**REQUEST**
Write each line of the material exactly as given, from the top through the line that contains "(trigger) at (466,155)", and omit all pictures.

**DATA PROVIDED**

--------------------

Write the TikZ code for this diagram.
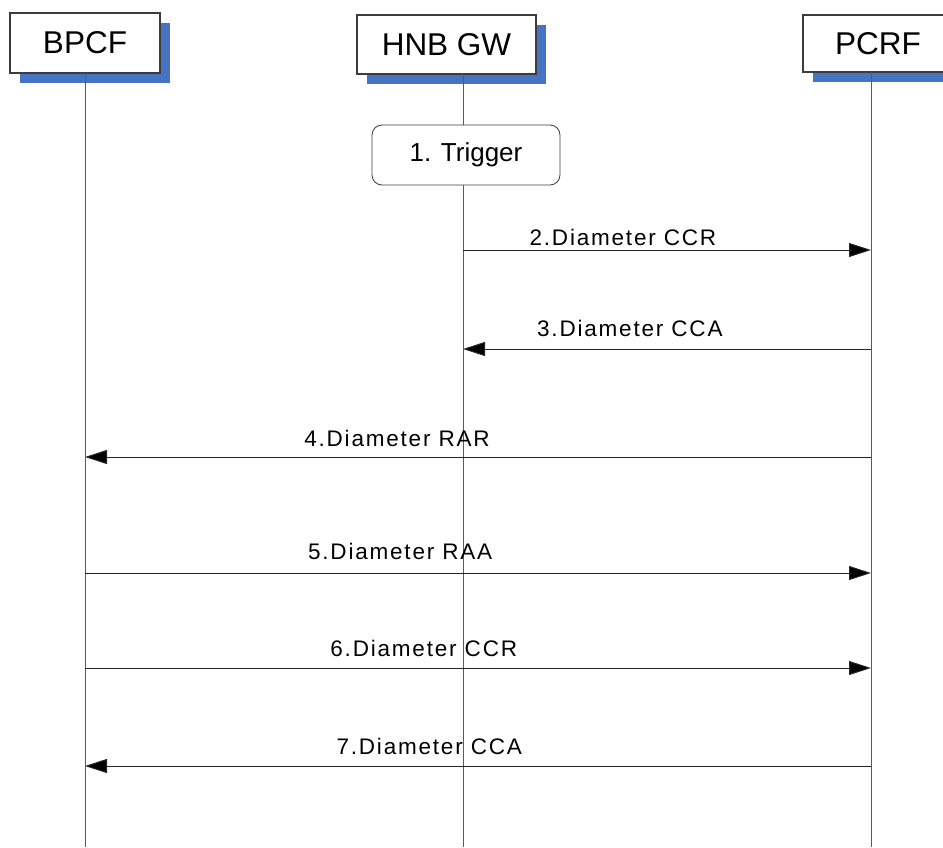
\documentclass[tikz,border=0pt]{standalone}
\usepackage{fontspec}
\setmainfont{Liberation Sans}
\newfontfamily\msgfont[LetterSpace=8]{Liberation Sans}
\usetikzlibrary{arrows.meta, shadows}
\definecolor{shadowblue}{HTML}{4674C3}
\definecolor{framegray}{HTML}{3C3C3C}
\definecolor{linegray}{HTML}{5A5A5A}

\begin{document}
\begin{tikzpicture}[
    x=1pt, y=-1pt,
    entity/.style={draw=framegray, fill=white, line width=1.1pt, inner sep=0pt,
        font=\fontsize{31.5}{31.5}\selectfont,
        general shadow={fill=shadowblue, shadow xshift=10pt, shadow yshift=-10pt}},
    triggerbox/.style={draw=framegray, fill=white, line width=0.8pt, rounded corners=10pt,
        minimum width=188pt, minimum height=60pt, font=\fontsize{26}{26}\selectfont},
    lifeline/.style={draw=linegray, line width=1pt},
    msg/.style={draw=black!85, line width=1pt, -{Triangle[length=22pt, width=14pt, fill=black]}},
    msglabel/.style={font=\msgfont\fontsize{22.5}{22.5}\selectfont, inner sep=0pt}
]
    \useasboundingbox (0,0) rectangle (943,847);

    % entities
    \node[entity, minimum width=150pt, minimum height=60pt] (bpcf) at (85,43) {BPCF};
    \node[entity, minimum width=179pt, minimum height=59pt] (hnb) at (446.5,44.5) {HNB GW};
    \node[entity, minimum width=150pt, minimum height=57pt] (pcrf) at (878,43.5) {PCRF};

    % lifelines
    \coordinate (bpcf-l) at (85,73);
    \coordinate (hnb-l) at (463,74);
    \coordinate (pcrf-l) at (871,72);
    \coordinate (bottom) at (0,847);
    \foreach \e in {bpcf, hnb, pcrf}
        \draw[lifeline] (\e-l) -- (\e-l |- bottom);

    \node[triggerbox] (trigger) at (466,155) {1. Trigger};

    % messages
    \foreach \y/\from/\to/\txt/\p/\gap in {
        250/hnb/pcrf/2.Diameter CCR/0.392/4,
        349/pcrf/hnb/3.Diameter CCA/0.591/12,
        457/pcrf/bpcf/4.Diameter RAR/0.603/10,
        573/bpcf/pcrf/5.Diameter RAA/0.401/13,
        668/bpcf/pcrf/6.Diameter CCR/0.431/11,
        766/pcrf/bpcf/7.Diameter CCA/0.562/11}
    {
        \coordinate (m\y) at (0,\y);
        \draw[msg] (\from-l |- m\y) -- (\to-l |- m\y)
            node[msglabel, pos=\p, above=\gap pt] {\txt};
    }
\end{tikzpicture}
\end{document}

--------------------

**IN RESPONSE**
Write the TikZ code for this diagram.
\documentclass[tikz,border=0pt]{standalone}
\usepackage{fontspec}
\setmainfont{Liberation Sans}
\newfontfamily\msgfont[LetterSpace=8]{Liberation Sans}
\usetikzlibrary{arrows.meta, shadows}
\definecolor{shadowblue}{HTML}{4674C3}
\definecolor{framegray}{HTML}{3C3C3C}
\definecolor{linegray}{HTML}{5A5A5A}

\begin{document}
\begin{tikzpicture}[
    x=1pt, y=-1pt,
    entity/.style={draw=framegray, fill=white, line width=1.1pt, inner sep=0pt,
        font=\fontsize{31.5}{31.5}\selectfont,
        general shadow={fill=shadowblue, shadow xshift=10pt, shadow yshift=-10pt}},
    triggerbox/.style={draw=framegray, fill=white, line width=0.8pt, rounded corners=10pt,
        minimum width=188pt, minimum height=60pt, font=\fontsize{26}{26}\selectfont},
    lifeline/.style={draw=linegray, line width=1pt},
    msg/.style={draw=black!85, line width=1pt, -{Triangle[length=22pt, width=14pt, fill=black]}},
    msglabel/.style={font=\msgfont\fontsize{22.5}{22.5}\selectfont, inner sep=0pt}
]
    \useasboundingbox (0,0) rectangle (943,847);

    % entities
    \node[entity, minimum width=150pt, minimum height=60pt] (bpcf) at (85,43) {BPCF};
    \node[entity, minimum width=179pt, minimum height=59pt] (hnb) at (446.5,44.5) {HNB GW};
    \node[entity, minimum width=150pt, minimum height=57pt] (pcrf) at (878,43.5) {PCRF};

    % lifelines
    \coordinate (bpcf-l) at (85,73);
    \coordinate (hnb-l) at (463,74);
    \coordinate (pcrf-l) at (871,72);
    \coordinate (bottom) at (0,847);
    \foreach \e in {bpcf, hnb, pcrf}
        \draw[lifeline] (\e-l) -- (\e-l |- bottom);

    \node[triggerbox] (trigger) at (466,155) {1. Trigger};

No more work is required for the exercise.